Selesai? Belum dong :D

Pembaca yang teliti tentu akan menemukan satu celah di penjelasan di atas. Bagaimana mengkonversi estimasi project size menjadi estimasi effort? Nah disinilah bedanya perusahaan besar kaya pengalaman dengan startup mahasiswa baru lulus. Perusahaan dengan jam terbang tinggi biasanya punya data historis. Dia punya data misalnya berapa mandays yang dibutuhkan programmer untuk membuat aplikasi dengan 3 tabel database. Tentunya data ini harus dikumpulkan, diolah, dan diupdate agar bisa dijadikan pedoman. Ini sebabnya tidak semua perusahaan besar punya data ini. Dengan bermodalkan data ini, perusahaan tinggal mengkonversi project size menjadi effort. Setidaknya ada dua jenis data yang kita butuhkan, yaitu berapa effort yang dibutuhkan untuk menyelesaikan satu baris kode, dan bagaimana distribusi effort selama fase project. Maksudnya, bila project kita diestimasi 100 mandays, berapa mandays habis di analisa, coding, testing, implementasi, dan maintenance. Selain itu, juga perlu ada matriks distribusi effort per role. Dengan adanya matriks ini, kita akan lebih mudah menkonversi effort menjadi durasi dan cost.

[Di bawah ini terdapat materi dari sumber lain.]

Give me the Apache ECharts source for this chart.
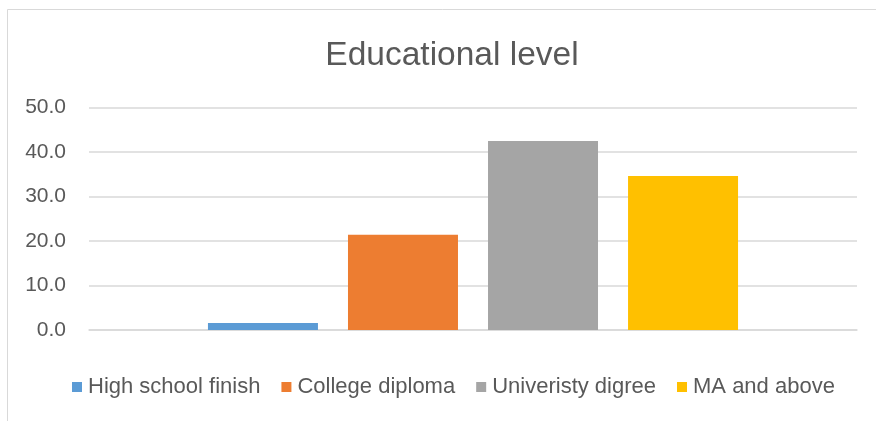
<!DOCTYPE html>
<html>
<head>
<meta charset="utf-8">
<script src="https://cdn.jsdelivr.net/npm/echarts@6/dist/echarts.min.js"></script>
<style>
  html, body { margin: 0; padding: 0; background: #fff; }
  #chart { width: 876px; height: 421px; }
</style>
</head>
<body>
<div id="chart"></div>
<script>
// Share of respondents by educational level (%)
const seriesNames = ['High school finish', 'College diploma', 'Univeristy digree', 'MA and above'];
const seriesValues = [1.6, 21.4, 42.5, 34.6];
const seriesColors = ['#5b9bd5', '#ed7d31', '#a5a5a5', '#ffc000'];
const categories = ['Educational level'];
const yTicks = [0, 10, 20, 30, 40, 50];

const FONT = '"Liberation Sans", Arial, sans-serif';
const TEXT = '#595959';

const chart = echarts.init(document.getElementById('chart'), null, { renderer: 'canvas' });

chart.setOption({
  animation: false,
  backgroundColor: '#fff',
  title: {
    text: categories[0],
    left: 447,
    textAlign: 'center',
    top: 34,
    textStyle: { fontFamily: FONT, fontSize: 33.5, fontWeight: 'normal', color: TEXT }
  },
  graphic: [{
    type: 'rect',
    shape: { x: 7.5, y: 9.5, width: 900, height: 450 },
    style: { fill: 'none', stroke: '#d9d9d9', lineWidth: 1 },
    silent: true,
    z: -1
  }],
  legend: {
    data: seriesNames,
    top: 371,
    left: 67,
    icon: 'rect',
    itemWidth: 10,
    itemHeight: 10,
    itemGap: 21,
    textStyle: { fontFamily: FONT, fontSize: 22, color: TEXT, padding: [0, 0, 0, 1] }
  },
  grid: { left: 89, right: 19, top: 107.5, bottom: 91, containLabel: false },
  xAxis: {
    type: 'category',
    data: categories,
    axisLine: { show: true, lineStyle: { color: '#d9d9d9', width: 1.5 } },
    axisTick: { show: false },
    axisLabel: { show: false }
  },
  yAxis: {
    type: 'value',
    min: yTicks[0],
    max: yTicks[yTicks.length - 1],
    interval: 10,
    axisLine: { show: false },
    axisTick: { show: false },
    splitLine: { lineStyle: { color: '#d9d9d9', width: 1.5 } },
    axisLabel: {
      margin: 23,
      fontFamily: FONT,
      fontSize: 21,
      color: TEXT,
      formatter: v => v.toFixed(1)
    }
  },
  series: seriesNames.map((name, i) => ({
    name,
    type: 'bar',
    data: [seriesValues[i]],
    barWidth: 110,
    barGap: '27.3%',
    itemStyle: { color: seriesColors[i] }
  }))
});
</script>
</body>
</html>
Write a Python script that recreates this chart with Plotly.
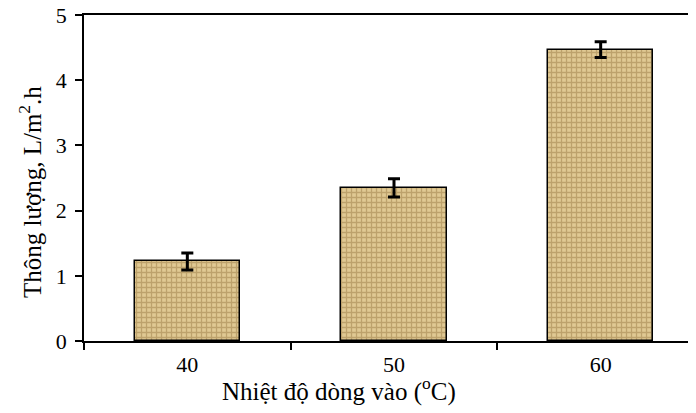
import plotly.graph_objects as go

categories = ["40", "50", "60"]
flux = [1.22, 2.35, 4.47]
flux_err = [0.13, 0.14, 0.12]
y_ticks = [0, 1, 2, 3, 4, 5]

xpos = list(range(len(categories)))
font_family = "Liberation Serif, Times New Roman, serif"

fig = go.Figure()
fig.add_trace(go.Bar(
    x=xpos, y=flux, width=0.51,
    marker=dict(
        color="#cdb27a",
        line=dict(color="black", width=1.5),
        pattern=dict(shape="+", fgcolor="#9a7b45", bgcolor="#e0c993",
                     size=5, solidity=0.45, fillmode="overlay"),
    ),
    error_y=dict(type="data", array=flux_err, visible=True,
                 color="black", thickness=3, width=6),
    showlegend=False,
))

fig.update_layout(
    width=696, height=413,
    margin=dict(l=76, r=0, t=7, b=80, autoexpand=False),
    paper_bgcolor="white", plot_bgcolor="white",
    font=dict(family=font_family, size=20, color="black"),
    bargap=0,
)
fig.update_xaxes(
    automargin=False,
    range=[-0.5, 2.5],
    tickvals=xpos, ticktext=categories, ticks="",
    tickfont=dict(size=22), ticklabelstandoff=3,
    minor=dict(tickvals=[-0.5, 0.5, 1.5, 2.5], ticks="outside",
               ticklen=7, tickwidth=1.5, tickcolor="black"),
    showline=True, linecolor="black", linewidth=1.5, mirror=True,
    showgrid=False, zeroline=False,
)
fig.update_yaxes(
    automargin=False,
    range=[0, 5], tickvals=y_ticks,
    ticks="outside", ticklen=7, tickwidth=1.5, tickcolor="black",
    tickfont=dict(size=22), ticklabelstandoff=4, ticklabeloverflow="allow",
    showline=True, linecolor="black", linewidth=1.5, mirror=False,
    showgrid=False, zeroline=False,
)
fig.add_annotation(
    text="Nhiệt độ dòng vào (<sup>o</sup>C)", xref="paper", yref="paper",
    x=0.412, y=-0.148, xanchor="center", yanchor="middle",
    showarrow=False, font=dict(size=25),
)
fig.add_annotation(
    text="Thông lượng, L/m<sup>2</sup>.h", xref="paper", yref="paper",
    x=-0.087, y=0.457, xanchor="center", yanchor="middle", textangle=-90,
    showarrow=False, font=dict(size=25),
)

fig.write_html("out.html")
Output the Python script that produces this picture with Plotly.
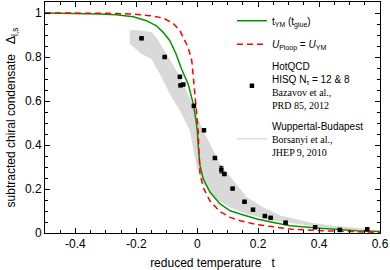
import plotly.graph_objects as go

# t_YM (t_glue) curve
green_x = [-0.5, -0.4, -0.32, -0.266, -0.21, -0.167, -0.134, -0.112, -0.09, -0.07, -0.051,
           -0.03, -0.013, -0.004, 0.0, 0.003, 0.009, 0.02, 0.042, 0.075, 0.108, 0.141,
           0.196, 0.25, 0.305, 0.415, 0.525, 0.6]
green_y = [1.0, 0.999, 0.996, 0.992, 0.983, 0.965, 0.942, 0.912, 0.874, 0.815, 0.743,
           0.677, 0.586, 0.51, 0.465, 0.397, 0.306, 0.245, 0.185, 0.132, 0.101, 0.086,
           0.064, 0.048, 0.033, 0.021, 0.010, 0.007]

# U_Ploop = U_YM curve
red_x = [-0.5, -0.3, -0.21, -0.156, -0.112, -0.079, -0.057, -0.04, -0.03, -0.018, -0.008,
         -0.002, 0.003, 0.005, 0.009, 0.02, 0.042, 0.075, 0.108, 0.141, 0.196, 0.25,
         0.305, 0.415, 0.525, 0.6]
red_y = [1.0, 0.999, 0.995, 0.988, 0.977, 0.953, 0.919, 0.874, 0.844, 0.783, 0.647,
         0.556, 0.465, 0.38, 0.27, 0.205, 0.145, 0.097, 0.071, 0.056, 0.038, 0.028,
         0.018, 0.010, 0.005, 0.003]

# HotQCD HISQ data
hot_x = [-0.183, -0.107, -0.057, -0.055, -0.046, -0.011, 0.022, 0.058, 0.079, 0.089,
         0.116, 0.155, 0.183, 0.222, 0.241, 0.29, 0.387, 0.468, 0.558]
hot_y = [0.885, 0.80, 0.71, 0.671, 0.675, 0.578, 0.467, 0.341, 0.288, 0.268,
         0.202, 0.142, 0.106, 0.077, 0.069, 0.047, 0.026, 0.014, 0.017]
hot_err = [0, 0, 0, 0, 0, 0, 0, 0, 0.015, 0, 0, 0, 0, 0, 0, 0, 0, 0, 0]

# Wuppertal-Budapest band (upper edge left->right, lower edge right->left)
band_up_x = [-0.222, -0.19, -0.15, -0.134, -0.101, -0.068, -0.035, -0.002, 0.02, 0.042,
             0.075, 0.119, 0.163, 0.218, 0.273, 0.371, 0.45, 0.55]
band_up_y = [0.922, 0.922, 0.912, 0.889, 0.814, 0.738, 0.647, 0.541, 0.465, 0.405,
             0.314, 0.238, 0.162, 0.116, 0.079, 0.048, 0.032, 0.02]
band_lo_x = [0.55, 0.45, 0.371, 0.25, 0.163, 0.108, 0.053, 0.02, -0.002, -0.013,
             -0.024, -0.057, -0.09, -0.123, -0.15, -0.183, -0.222]
band_lo_y = [0.012, 0.019, 0.033, 0.056, 0.086, 0.116, 0.162, 0.223, 0.298, 0.374,
             0.465, 0.556, 0.632, 0.723, 0.79, 0.814, 0.86]

FONT = "Liberation Sans, Arial, sans-serif"
SERIF = "Liberation Serif, Times New Roman, serif"

fig = go.Figure()

fig.add_trace(go.Scatter(
    x=band_up_x + band_lo_x, y=band_up_y + band_lo_y,
    fill="toself", fillcolor="rgb(217,217,217)", line=dict(width=0),
    mode="lines", showlegend=False, hoverinfo="skip"))

fig.add_trace(go.Scatter(
    x=green_x, y=green_y, mode="lines", legendgroup="g1",
    line=dict(color="rgb(0,150,0)", width=1.5),
    name="t<sub>YM</sub> (t<sub>glue</sub>)"))

fig.add_trace(go.Scatter(
    x=red_x, y=red_y, mode="lines", legendgroup="g2",
    line=dict(color="rgb(255,0,0)", width=1.5, dash="6px,4px"),
    name="<i>U</i><sub>Ploop</sub> = <i>U</i><sub>YM</sub>"))

fig.add_trace(go.Scatter(
    x=hot_x, y=hot_y, mode="markers", legendgroup="g3",
    marker=dict(symbol="square", size=4.5, color="black"),
    error_y=dict(type="data", array=hot_err, color="black", thickness=1, width=2),
    name=("HotQCD<br>HISQ N<sub>τ</sub> = 12 &amp; 8<br>"
          f"<span style='font-family:{SERIF}'>Bazavov et al.,</span><br>"
          f"<span style='font-family:{SERIF}'>PRD 85, 2012</span>")))

fig.add_trace(go.Scatter(
    x=[None], y=[None], mode="lines", legendgroup="g4",
    line=dict(color="rgb(220,220,220)", width=1.5),
    name=("Wuppertal-Budapest<br>"
          f"<span style='font-family:{SERIF}'>Borsanyi et al.,</span><br>"
          f"<span style='font-family:{SERIF}'>JHEP 9, 2010</span>")))

axis_common = dict(
    showline=True, linecolor="black", linewidth=1, mirror="allticks",
    ticks="inside", ticklen=5, tickwidth=1, tickcolor="black",
    showgrid=False, zeroline=False,
    tickfont=dict(family=FONT, size=12, color="black"),
    minor=dict(ticks="inside", ticklen=3, tickwidth=1, tickcolor="black", dtick=0.05),
)

fig.update_xaxes(
    range=[-0.5, 0.6], tickvals=[-0.4, -0.2, 0, 0.2, 0.4, 0.6],
    ticktext=["-0.4", "-0.2", "0", "0.2", "0.4", "0.6"],
    title=dict(text="reduced temperature   t", font=dict(family=FONT, size=12, color="black"),
               standoff=8),
    **axis_common)
fig.update_yaxes(
    range=[0, 1.05], tickvals=[0, 0.2, 0.4, 0.6, 0.8, 1.0],
    ticktext=["0", "0.2", "0.4", "0.6", "0.8", "1"],
    title=dict(text="subtracted chiral condensate   Δ<sub>l,s</sub>",
               font=dict(family=FONT, size=12, color="black"), standoff=6),
    **axis_common)

fig.update_layout(
    width=390, height=270,
    margin=dict(l=45, r=10, t=2, b=37),
    plot_bgcolor="white", paper_bgcolor="white",
    font=dict(family=FONT, size=10, color="black"),
    legend=dict(x=0.558, y=0.982, xanchor="left", yanchor="top",
                bgcolor="rgba(0,0,0,0)", borderwidth=0,
                font=dict(family=FONT, size=10, color="black"),
                tracegroupgap=4.5),
    showlegend=True,
)

fig.write_html("out.html", config={"displayModeBar": False},
               post_script="document.body.style.margin='0';document.body.style.padding='0';")
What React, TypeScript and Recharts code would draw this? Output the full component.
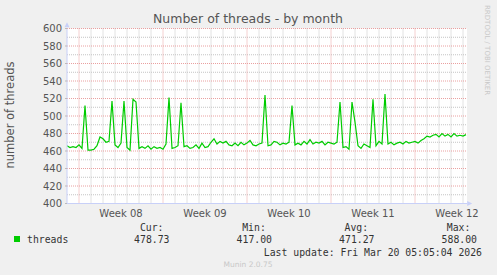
import React from 'react';
import {
  LineChart,
  Line,
  XAxis,
  YAxis,
  CartesianGrid,
  ReferenceDot,
  ReferenceLine,
} from 'recharts';

// six-hour samples, first one at the left edge of the graph
const STEP_DAYS = 0.25;
const threads = [
  466, 464, 465, 464, 467, 463, 512, 461, 461, 462,
  466, 476, 474, 470, 471, 517, 467, 464, 469, 517,
  464, 461, 519, 516, 463, 465, 463, 466, 462, 465,
  463, 464, 462, 468, 521, 463, 464, 466, 515, 465,
  466, 463, 464, 467, 463, 469, 464, 465, 470, 474,
  468, 471, 469, 471, 467, 466, 469, 466, 470, 467,
  469, 472, 467, 466, 468, 469, 524, 466, 467, 471,
  470, 467, 469, 468, 470, 512, 467, 469, 467, 471,
  468, 473, 468, 470, 469, 471, 467, 470, 469, 468,
  470, 516, 464, 465, 462, 516, 493, 466, 463, 468,
  466, 464, 519, 466, 471, 468, 525, 468, 470, 467,
  469, 470, 468, 471, 469, 470, 471, 469, 472, 474,
  477, 476, 478, 479, 476, 480, 477, 479, 476, 480,
  477, 478, 477, 478.73,
];

const weekLabelDays = [4.5, 11.5, 18.5, 25.5, 32.5];
const weekLabels = ['Week 08', 'Week 09', 'Week 10', 'Week 11', 'Week 12'];
const weekStartDays = [1, 8, 15, 22, 29];
const dayLines = Array.from({ length: 34 }, (_, i) => i).filter((d) => !weekStartDays.includes(d) && d > 0);
const yTicks = [400, 420, 440, 460, 480, 500, 520, 540, 560, 580, 600];
const yMinor = [410, 430, 450, 470, 490, 510, 530, 550, 570, 590];

const stats = [
  { label: 'Cur:', value: '478.73' },
  { label: 'Min:', value: '417.00' },
  { label: 'Avg:', value: '471.27' },
  { label: 'Max:', value: '588.00' },
];

const data = threads.map((v, i) => ({ day: i * STEP_DAYS, threads: v }));
const weekLabelMap: Record<number, string> = {};
weekLabelDays.forEach((d, i) => (weekLabelMap[d] = weekLabels[i]));

const AXIS = '#c8d0f8';
const TEXT = '#555';
const MINOR = '#c4c4c4';
const MAJOR = '#eaa0a0';
const MONO = '"DejaVu Sans Mono", monospace';
const SANS = '"DejaVu Sans", sans-serif';

const upArrow = (p: any) => (
  <polygon
    points={`${p.cx - 2.5},${p.cy + 3} ${p.cx + 2.5},${p.cy + 3} ${p.cx},${p.cy - 2}`}
    fill={AXIS}
  />
);
const rightArrow = (p: any) => (
  <polygon
    points={`${p.cx - 3},${p.cy - 2.5} ${p.cx - 3},${p.cy + 2.5} ${p.cx + 2},${p.cy}`}
    fill={AXIS}
  />
);

const App = () => {
  return (
    <div style={{ position: 'absolute', left: 0, top: 0, width: 497, height: 275, background: '#f0f0f0' }}>
      <LineChart
        width={497}
        height={275}
        data={data}
        margin={{ top: 28.5, right: 30, left: 0, bottom: 51.5 }}
      >
        <CartesianGrid fill="#fff" horizontal={false} vertical={false} />
        {dayLines.map((d) => (
          <ReferenceLine key={'d' + d} x={d} stroke={MINOR} strokeDasharray="1 1" />
        ))}
        {yMinor.map((v) => (
          <ReferenceLine key={'m' + v} y={v} stroke={MINOR} strokeDasharray="1 1" />
        ))}
        {weekStartDays.map((d) => (
          <ReferenceLine key={'w' + d} x={d} stroke={MAJOR} strokeDasharray="1 1" />
        ))}
        {yTicks.slice(1).map((v) => (
          <ReferenceLine key={'y' + v} y={v} stroke={MAJOR} strokeDasharray="1 1" />
        ))}
        <XAxis
          dataKey="day"
          type="number"
          domain={[0, 400 / 12]}
          ticks={weekLabelDays}
          tickFormatter={(d: number) => weekLabelMap[d] ?? ''}
          tickLine={false}
          tickSize={0}
          tickMargin={6}
          height={20}
          axisLine={{ stroke: AXIS }}
          tick={{ fill: TEXT, fontSize: 10, fontFamily: SANS }}
          allowDataOverflow
        />
        <XAxis
          xAxisId="weeks"
          dataKey="day"
          type="number"
          domain={[0, 400 / 12]}
          ticks={weekStartDays}
          tick={false}
          tickSize={2}
          tickLine={{ stroke: '#e08080' }}
          axisLine={false}
          height={0}
        />
        <YAxis
          domain={[400, 600]}
          ticks={yTicks}
          width={67}
          tickSize={2}
          tickMargin={3}
          tickLine={{ stroke: '#bbb' }}
          axisLine={{ stroke: AXIS }}
          tick={{ fill: TEXT, fontSize: 10, fontFamily: SANS }}
          allowDataOverflow
        />
        <Line
          type="linear"
          dataKey="threads"
          stroke="#00cc00"
          strokeWidth={1.2}
          dot={false}
          isAnimationActive={false}
        />
        <ReferenceDot x={0} y={605} ifOverflow="visible" shape={upArrow} />
        <ReferenceDot x={33.6} y={400} ifOverflow="visible" shape={rightArrow} />
      </LineChart>
      <svg
        width={497}
        height={275}
        style={{ position: 'absolute', left: 0, top: 0, pointerEvents: 'none' }}
      >
        <text x={248} y={23} textAnchor="middle" fontFamily={SANS} fontSize={12.5} fill={TEXT}>
          Number of threads - by month
        </text>
        <text
          transform="translate(14,115) rotate(-90)"
          textAnchor="middle"
          fontFamily={SANS}
          fontSize={11.5}
          fill={TEXT}
        >
          number of threads
        </text>
        <text
          transform="translate(485,5) rotate(90)"
          fontFamily={SANS}
          fontSize={7}
          fill="#c8c8c8"
        >
          RRDTOOL / TOBI OETIKER
        </text>
        <rect x={14} y={236} width={6} height={6} fill="#00cc00" />
        <text x={27} y={243} fontFamily={MONO} fontSize={9.8} fill="#333">
          threads
        </text>
        {stats.map((s, i) => (
          <g key={s.label}>
            <text x={163.5 + i * 102.3} y={231} textAnchor="end" fontFamily={MONO} fontSize={9.8} fill="#333">
              {s.label}
            </text>
            <text x={169.5 + i * 102.5} y={243} textAnchor="end" fontFamily={MONO} fontSize={9.8} fill="#333">
              {s.value}
            </text>
          </g>
        ))}
        <text x={482} y={255.5} textAnchor="end" fontFamily={MONO} fontSize={9.8} fill="#333">
          Last update: Fri Mar 20 05:05:04 2026
        </text>
        <text x={248} y={267} textAnchor="middle" fontFamily={SANS} fontSize={7.5} fill="#c8c8c8">
          Munin 2.0.75
        </text>
      </svg>
    </div>
  );
};

export default App;
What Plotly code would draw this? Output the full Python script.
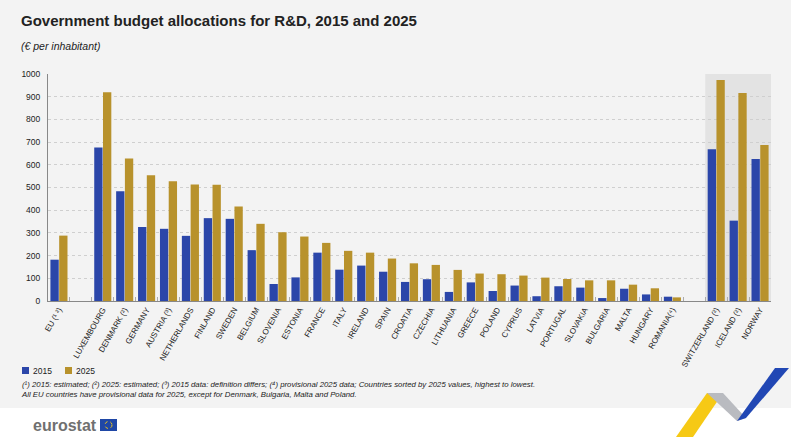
import plotly.graph_objects as go

categories = ["EU (¹ ²)", " ", "LUXEMBOURG", "DENMARK (²)", "GERMANY", "AUSTRIA (³)", "NETHERLANDS",
              "FINLAND", "SWEDEN", "BELGIUM", "SLOVENIA", "ESTONIA", "FRANCE", "ITALY", "IRELAND",
              "SPAIN", "CROATIA", "CZECHIA", "LITHUANIA", "GREECE", "POLAND", "CYPRUS", "LATVIA",
              "PORTUGAL", "SLOVAKIA", "BULGARIA", "MALTA", "HUNGARY", "ROMANIA(⁴)", "  ",
              "SWITZERLAND (²)", "ICELAND (²)", "NORWAY"]
values_2015 = [182, None, 676, 484, 326, 318, 287, 365, 362, 224, 75, 104, 213, 138, 156, 129,
               84, 96, 40, 82, 44, 68, 21, 65, 59, 13, 54, 29, 19, None, 668, 354, 626]
values_2025 = [288, None, 920, 628, 554, 528, 513, 512, 416, 340, 303, 284, 256, 221, 213, 187,
               166, 159, 137, 121, 118, 112, 103, 97, 91, 91, 72, 56, 16, None, 974, 916, 687]
y_ticks = [0, 100, 200, 300, 400, 500, 600, 700, 800, 900, 1000]
series_names = ["2015", "2025"]

W, H = 791, 437
L, R, T, B = 48, 20, 74, 136
PW, PH = W - L - R, H - T - B

def px(x):
    return (x - L) / PW

def py(y):
    return (H - B - y) / PH

FONT = "Liberation Sans, Arial, sans-serif"
BLUE = "#2B46A9"
GOLD = "#B8922C"
BG = "#F3F3F3"
TXT = "#222222"

fig = go.Figure()
fig.add_trace(go.Bar(x=categories, y=values_2015, name=series_names[0], marker_color=BLUE, marker_line_width=0))
fig.add_trace(go.Bar(x=categories, y=values_2025, name=series_names[1], marker_color=GOLD, marker_line_width=0))

shapes = [
    # white bottom strip
    dict(type="rect", xref="paper", yref="paper", x0=px(-5), x1=px(W + 5), y0=py(408), y1=py(H + 5),
         fillcolor="white", line_width=0, layer="below"),
    # non-EU shade
    dict(type="rect", xref="x", yref="y", x0=29.5, x1=32.5, y0=0, y1=1000,
         fillcolor="#E3E3E3", line_width=0, layer="below"),
]

def poly(pts, color):
    d = "M " + " L ".join(f"{px(a):.5f},{py(b):.5f}" for a, b in pts) + " Z"
    return dict(type="path", xref="paper", yref="paper", path=d, fillcolor=color, line_width=0, layer="above")

shapes += [
    poly([(676, 437), (693, 437), (723, 393), (707, 393)], "#F6C915"),
    poly([(707, 393), (723, 393), (746, 418), (737, 421)], "#B9BBC0"),
    poly([(737, 421), (746, 418), (789, 368), (775, 368)], "#2147B4"),
    # EU flag
    dict(type="rect", xref="paper", yref="paper", x0=px(100), x1=px(117), y0=py(419), y1=py(431),
         fillcolor="#1F47A6", line_width=0, layer="above"),
    dict(type="circle", xref="paper", yref="paper", x0=px(105), x1=px(112), y0=py(421.5), y1=py(428.5),
         fillcolor="rgba(0,0,0,0)", line=dict(color="#F6C915", width=1, dash="dot"), layer="above"),
    # legend swatches
    dict(type="rect", xref="paper", yref="paper", x0=px(22), x1=px(29), y0=py(367), y1=py(374),
         fillcolor=BLUE, line_width=0, layer="above"),
    dict(type="rect", xref="paper", yref="paper", x0=px(65), x1=px(72), y0=py(367), y1=py(374),
         fillcolor=GOLD, line_width=0, layer="above"),
]

annotations = [
    dict(text="<b>Government budget allocations for R&D, 2015 and 2025</b>", x=px(19), y=py(21),
         xref="paper", yref="paper", xanchor="left", yanchor="middle", showarrow=False,
         font=dict(family=FONT, size=15, color="#222222")),
    dict(text="<i>(€ per inhabitant)</i>", x=px(19), y=py(46), xref="paper", yref="paper",
         xanchor="left", yanchor="middle", showarrow=False, font=dict(family=FONT, size=10.5, color=TXT)),
    dict(text=series_names[0], x=px(31), y=py(370.5), xref="paper", yref="paper", xanchor="left",
         yanchor="middle", showarrow=False, font=dict(family=FONT, size=8.5, color=TXT)),
    dict(text=series_names[1], x=px(74), y=py(370.5), xref="paper", yref="paper", xanchor="left",
         yanchor="middle", showarrow=False, font=dict(family=FONT, size=8.5, color=TXT)),
    dict(text="<i>(¹) 2015: estimated; (²) 2025: estimated; (³) 2015 data: definition differs; (⁴) provisional 2025 data; "
              "Countries sorted by 2025 values, highest to lowest.<br>All EU countries have provisional data for 2025, "
              "except for Denmark, Bulgaria, Malta and Poland.</i>",
         x=px(19), y=py(389), xref="paper", yref="paper", xanchor="left", yanchor="middle", align="left",
         showarrow=False, font=dict(family=FONT, size=7.8, color=TXT)),
    dict(text="<b>eurostat</b>", x=px(31), y=py(425), xref="paper", yref="paper", xanchor="left",
         yanchor="middle", showarrow=False, font=dict(family=FONT, size=16, color="#707070")),
]

fig.update_layout(
    width=W, height=H,
    margin=dict(l=L, r=R, t=T, b=B, autoexpand=False),
    paper_bgcolor=BG, plot_bgcolor="rgba(0,0,0,0)",
    barmode="group", bargap=0.2, bargroupgap=0.05,
    font=dict(family=FONT, size=9, color=TXT),
    showlegend=False,
    shapes=shapes, annotations=annotations,
)
fig.update_xaxes(
    type="category", categoryorder="array", categoryarray=categories,
    tickangle=-60, tickfont=dict(family=FONT, size=8, color=TXT),
    ticks="inside", tickson="boundaries", ticklen=4, tickcolor="#AAAAAA",
    showline=True, linecolor="#888888", linewidth=1, showgrid=False,
    range=[-0.5, 32.5],
)
fig.update_yaxes(
    range=[0, 1000], tickvals=y_ticks, ticktext=[str(v) for v in y_ticks],
    showgrid=True, gridcolor="#CFCFCF", griddash="dot", gridwidth=1,
    showline=True, linecolor="#888888", linewidth=1, zeroline=False,
    tickfont=dict(family=FONT, size=8.5, color=TXT), ticks="", ticklabelstandoff=5,
)

fig.write_html("out.html", config={"displayModeBar": False},
               post_script="document.body.style.margin='0';document.body.style.background='#F3F3F3';")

Startup mahasiswa, karena tidak punya data, maka cuma bisa tebak-tebak buah manggis. Atau kalo mau sedikit ilmiah, bisa mengikuti cara kami di ArtiVisi waktu baru mulai dulu. Kita membuat aplikasi kecil, kemudian datanya dikumpulkan dan dijadikan pedoman.

Jadi, kesimpulannya, begini metode estimasinya.

Kebutuhan Data

  1. Tabel konversi size ke mandays

  2. Tabel gaji pegawai per role per hari

  3. Tabel distribusi effort per fase

  4. Tabel distribusi effort per role

Flow Estimasi

  1. Estimasi Size

  2. Dari size, gunakan tabel #1 untuk mendapatkan effort

  3. Dari effort, gunakan tabel #3 untuk mendapatkan durasi

  4. Dari effort, gunakan tabel #4 untuk mendapatkan effort per personel

  5. Dari effort per personel, gunakan tabel #2 untuk menghitung biaya personel

  6. Gunakan durasi untuk menghitung biaya lain-lain

Demikian metodologi untuk melakukan estimasi project software. Membuat estimasi saja tidak cukup, kita juga harus bisa mempresentasikan dan mempertahankannya dari negosiasi pihak lain. Ini akan dibahas di lain kesempatan.